When Kamilla asks Eli what the word Gook means, her tells her, “in Korean, it just means country.” He lists the ways in which you belong to a home in Korean. When he gets to American, he calls it his favorite: “miguk”.
Chon’s characters navigate the uncertainty of living with one another in a country that still doesn’t acknowledge those intersections. Eli praises David for his ambition in some scenes, while berating him mercilessly in others. David’s interactions with black women are sexist and stumbling, but he offers them discounts regardless. Kamilla’s older sister remains apprehensive about her relationships, but she tries for peace with Eli and David nonetheless; and Kamilla’s older brother, negotiating his blackness in a city that scoffs at police brutality, directs his rage at the two brothers until they’re the only ones left around to help.
When all of these interactions come to a head, Kamilla, the most loved of any of these characters, pays for her community’s intersections. She suffers their triumphs and follies. In many ways, she’s the martyr for their interactions. She’s representative of their (our) best. She’s a call for them (us) to do better. And Gook is a reminder that we’re all living inside of a much larger context, and those stories, our stories, can be noble in themselves.
It’s in the small moments. They’re what ultimately make a life. And during one scene in particular, on a slow moment in the shop, Kamilla and David and Eli stand stock still, until all of a sudden they aren’t—and then they’re pulsing with rhythm and life. They’re dancing with no agenda. There’s no ulterior motive, they’re simply enjoying one another’s space. And it’s only after a pair of black visitors enters their store, gawking at the show of intersectionality in front of them, that the surreality of their companionship presents itself, and the trio is faced with their reality once again.
 I saw a screening of the movie in Chalmette, Louisiana. It’s this tiny little place just east of downtown New Orleans. It’s less New Orleans than Louisiana, and I mean Louisiana Louisiana: you pass through the Lower Ninth Ward’s underside and then you cross this bridge and the theatre’s housed in the back of a mall. Drive too fast and you’ll miss it. When I paid for my ticket, and told the seller what I was seeing, he looked up and blinked twice and he coughed and he smiled.
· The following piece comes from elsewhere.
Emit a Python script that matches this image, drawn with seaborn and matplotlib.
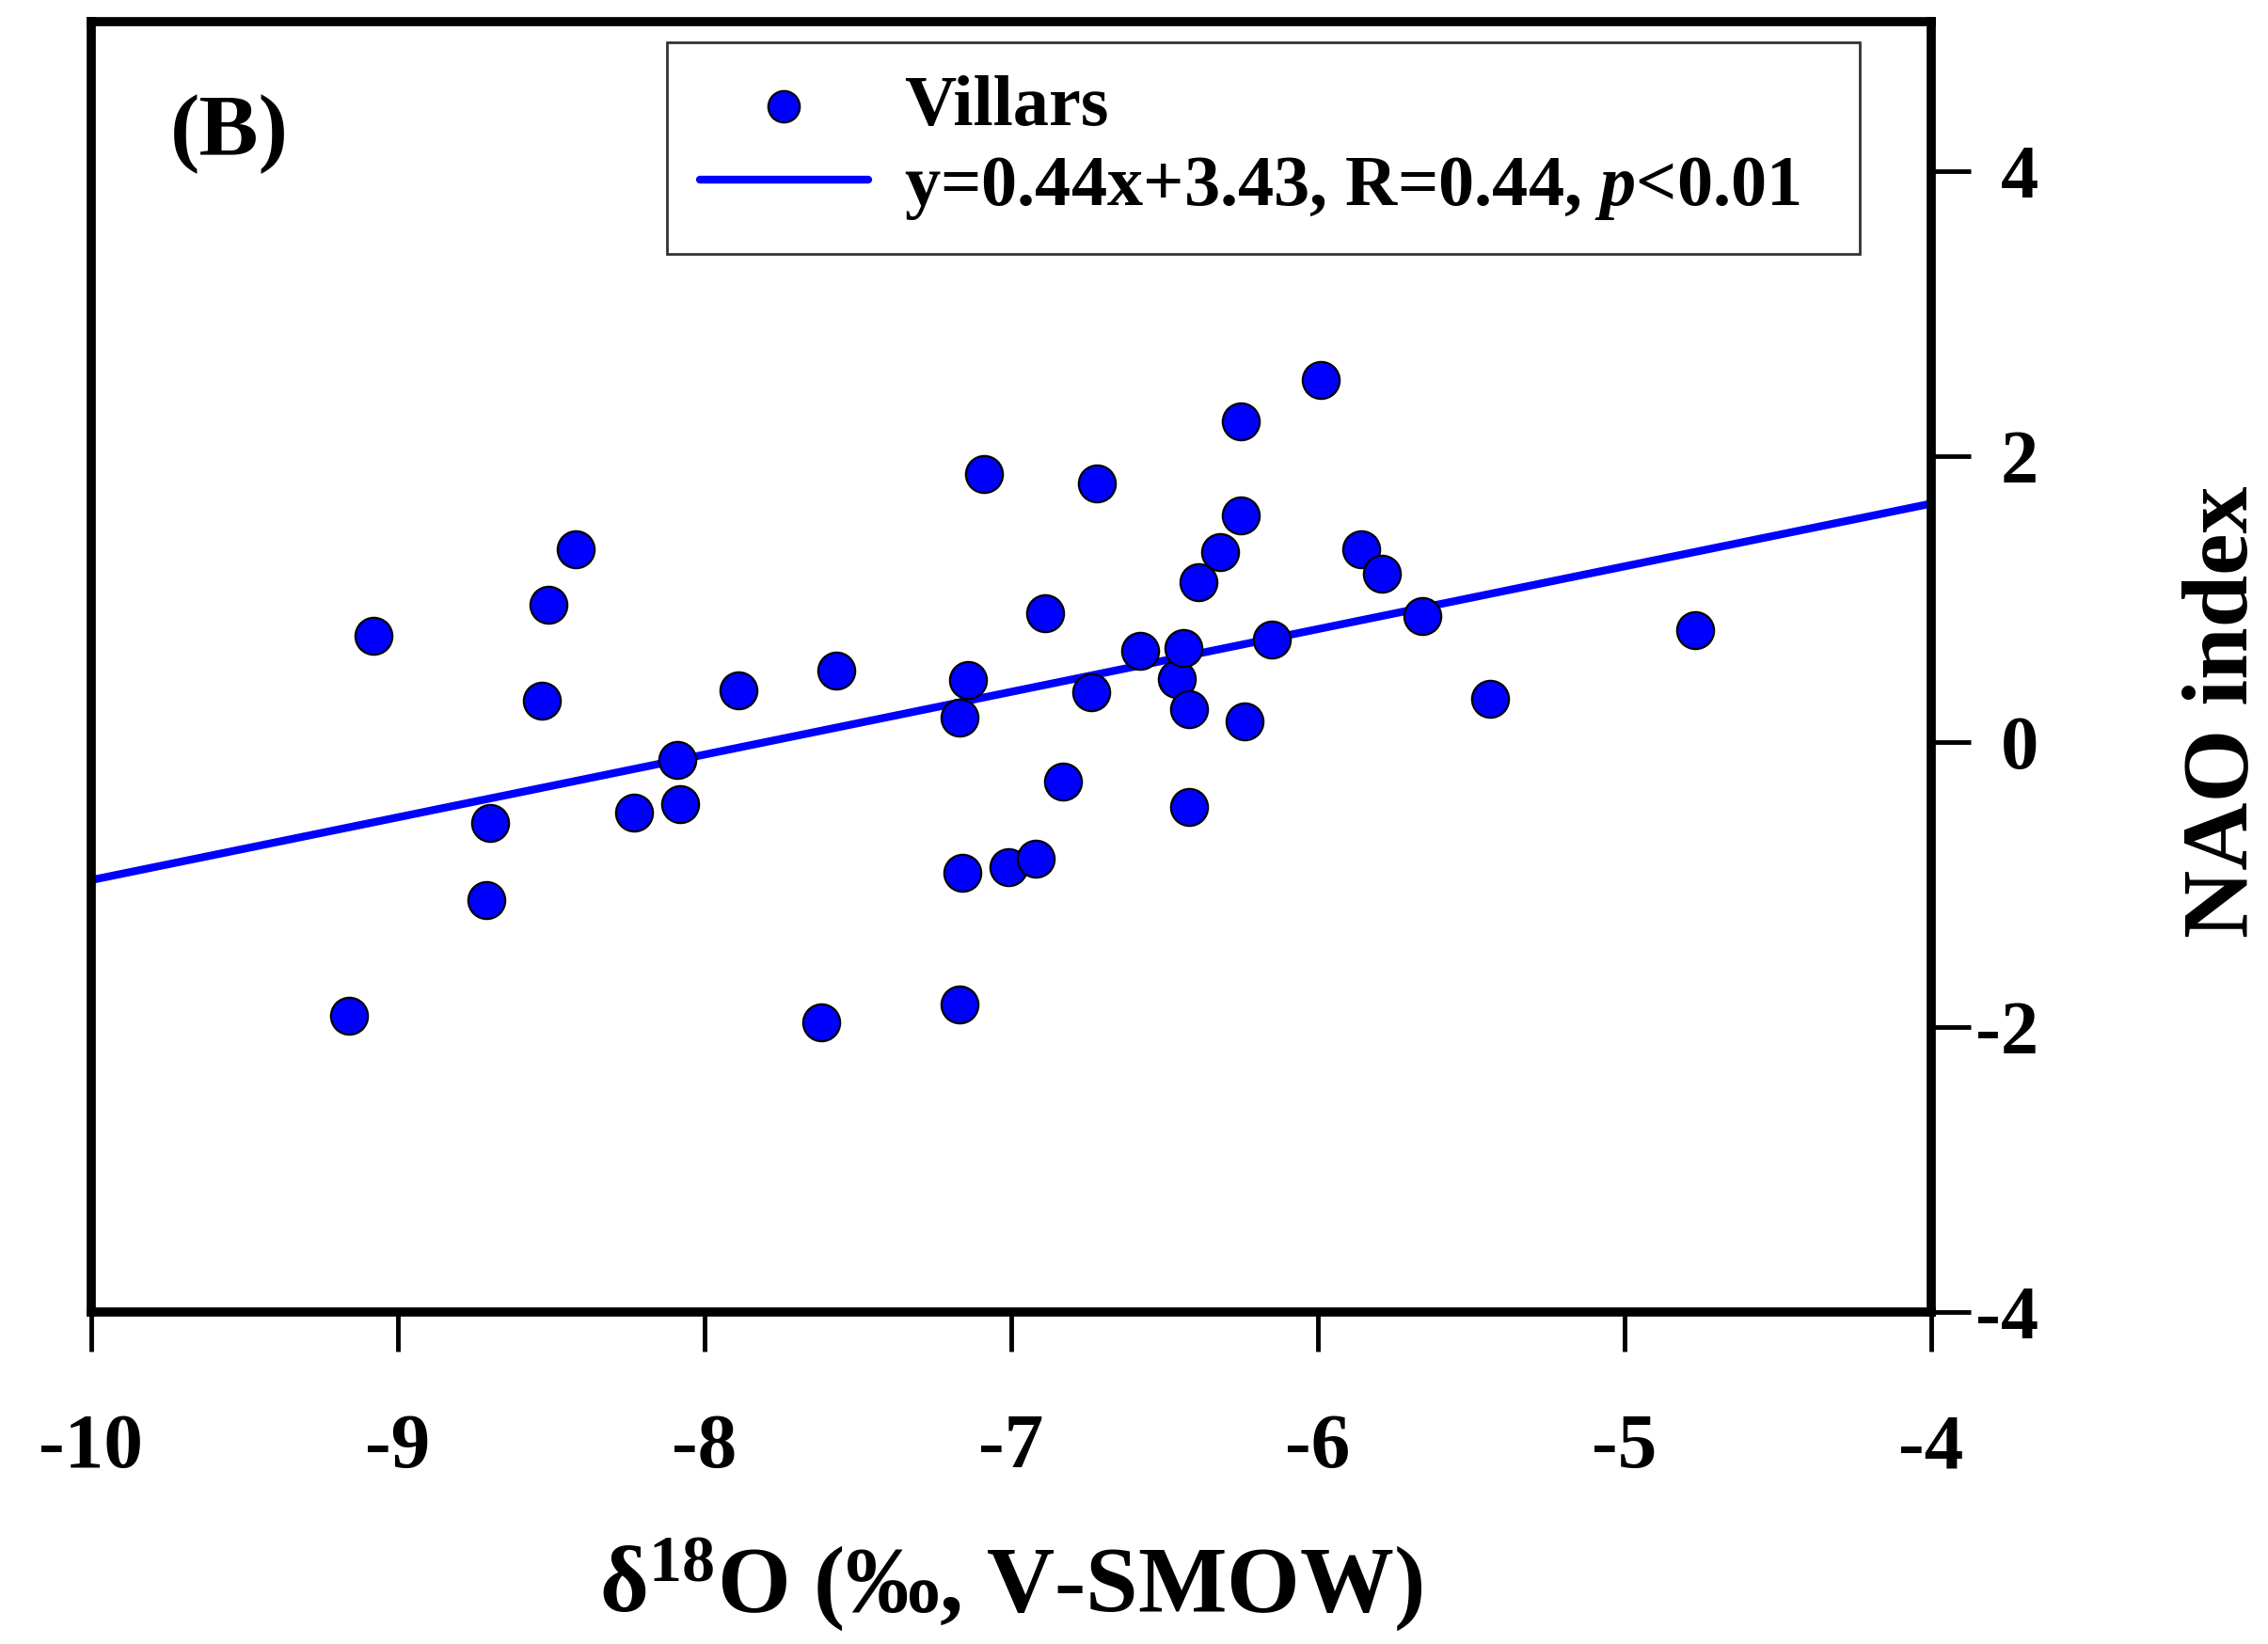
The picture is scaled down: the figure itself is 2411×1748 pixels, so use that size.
import numpy as np
import pandas as pd
import matplotlib
matplotlib.use("Agg")
import matplotlib.pyplot as plt
import seaborn as sns

# ---- data ----
d18O = [-9.16, -9.08, -8.70, -8.71, -8.53, -8.51, -8.42, -8.23, -8.09, -8.08,
        -7.89, -7.62, -7.57, -7.17, -7.17, -7.14, -7.16, -7.09, -7.01, -6.92,
        -6.89, -6.83, -6.74, -6.72, -6.58, -6.46, -6.44, -6.42, -6.42, -6.39,
        -6.32, -6.25, -6.25, -6.24, -6.15, -5.99, -5.86, -5.79, -5.66, -5.44,
        -4.77]
nao = [-1.92, 0.74, -0.57, -1.11, 0.29, 0.96, 1.35, -0.50, -0.13, -0.44,
       0.36, -1.97, 0.50, -1.84, 0.17, 0.43, -0.92, 1.88, -0.88, -0.82,
       0.90, -0.28, 0.35, 1.81, 0.64, 0.44, 0.66, 0.23, -0.46, 1.12,
       1.33, 2.25, 1.59, 0.14, 0.72, 2.54, 1.35, 1.18, 0.88, 0.30,
       0.78]
fit_slope = 0.44
fit_intercept = 3.43
fit_x = [-10, -4]
x_ticks = [-10, -9, -8, -7, -6, -5, -4]
y_ticks = [-4, -2, 0, 2, 4]
series_label = "Villars"
fit_label = "y=0.44x+3.43, R=0.44, $p$<0.01"
panel_label = "(B)"

sns.set_style("white")
plt.rcParams["font.family"] = ["Liberation Serif", "DejaVu Serif"]
plt.rcParams["font.weight"] = "bold"
plt.rcParams["text.color"] = "black"
plt.rcParams["axes.labelcolor"] = "black"
plt.rcParams["xtick.color"] = "black"
plt.rcParams["ytick.color"] = "black"
plt.rcParams["axes.unicode_minus"] = False
plt.rcParams["mathtext.fontset"] = "custom"
plt.rcParams["mathtext.rm"] = "Liberation Serif:bold"
plt.rcParams["mathtext.it"] = "Liberation Serif:italic:bold"
plt.rcParams["mathtext.bf"] = "Liberation Serif:bold"

df = pd.DataFrame({"d18O": d18O, "NAO": nao})
fit_df = pd.DataFrame({"x": fit_x,
                       "y": [fit_slope * v + fit_intercept for v in fit_x]})

fig = plt.figure(figsize=(24.11, 17.48), dpi=100)
ax = fig.add_axes([0.0402, 0.2019, 0.8113, 0.7849])

sns.lineplot(data=fit_df, x="x", y="y", ax=ax, color="#0000ff", linewidth=6,
             label=fit_label, zorder=2)
sns.scatterplot(data=df, x="d18O", y="NAO", ax=ax, s=800, color="#0000ff",
                edgecolor="black", linewidth=1.6, label=series_label, zorder=3)

ax.set_xlim(-10, -4)
ax.set_ylim(-4, 5.05)
ax.set_xticks(x_ticks)
ax.set_yticks(y_ticks)
ax.yaxis.tick_right()
ax.yaxis.set_label_position("right")

for s in ax.spines.values():
    s.set_linewidth(7)
    s.set_color("black")

ax.tick_params(axis="x", direction="out", length=30, width=3.5, pad=48,
               labelsize=60, bottom=True, top=False, colors="black")
ax.tick_params(axis="y", direction="out", length=30, width=3.5, pad=52,
               labelsize=58, right=True, left=False, labelright=True,
               labelleft=False, colors="black")
for lab in ax.get_yticklabels():
    lab.set_horizontalalignment("right")
    lab.set_fontweight("bold")
for lab in ax.get_xticklabels():
    lab.set_fontweight("bold")

ax.set_xlabel("δ$^{18}$O (‰, V-SMOW)", fontsize=72, fontweight="bold",
              labelpad=40)
ax.set_ylabel("NAO index", fontsize=72, fontweight="bold")
ax.yaxis.set_label_coords(1.136, 0.465)

ax.text(0.043, 0.913, panel_label, transform=ax.transAxes, fontsize=68,
        fontweight="bold", ha="left", va="center")

handles, labels = ax.get_legend_handles_labels()
order = [labels.index(series_label), labels.index(fit_label)]
leg = ax.legend([handles[i] for i in order], [labels[i] for i in order],
                loc="upper left", bbox_to_anchor=(0.313, 0.814, 0.648, 0.170),
                mode="expand", borderaxespad=0, fontsize=55, frameon=True,
                fancybox=False, handlelength=2.35, handletextpad=0.5,
                labelspacing=0.2, borderpad=0.45, markerscale=0.85)
leg.get_frame().set_edgecolor("black")
leg.get_frame().set_linewidth(2)
for t in leg.get_texts():
    t.set_fontweight("bold")
    t.set_color("black")

fig.savefig("out.png", dpi=100, facecolor="white")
And I entered the theatre thinking this was all I needed to know about Chalmette, which made complete sense. That’s the climate we’re in. But on my way out, this thick white guy in a tie stopped me, and he asked if I enjoyed the film. He shook my hand; it turned out he managed the theatre and also booked the films. He’d been fighting for weeks to screen Gook, and he was surprised so few theatres in the South were showing it. Maybe it was the title, he said, and maybe it was the times; and it was a risk calling it that, he said, you’ve got this little indie movie, you just didn’t know what you were getting into; but, he said, it was the right choice, the director made a good call, because it was important, that word, and that people saw where it came from, because it spoke to a larger truth; and maybe, said this white man, if we all partook, if we knew where we were coming from, with that word and others like it, then that’s how we win. Then he said he hoped I enjoyed the movie, and that I made it back to Chalmette soon.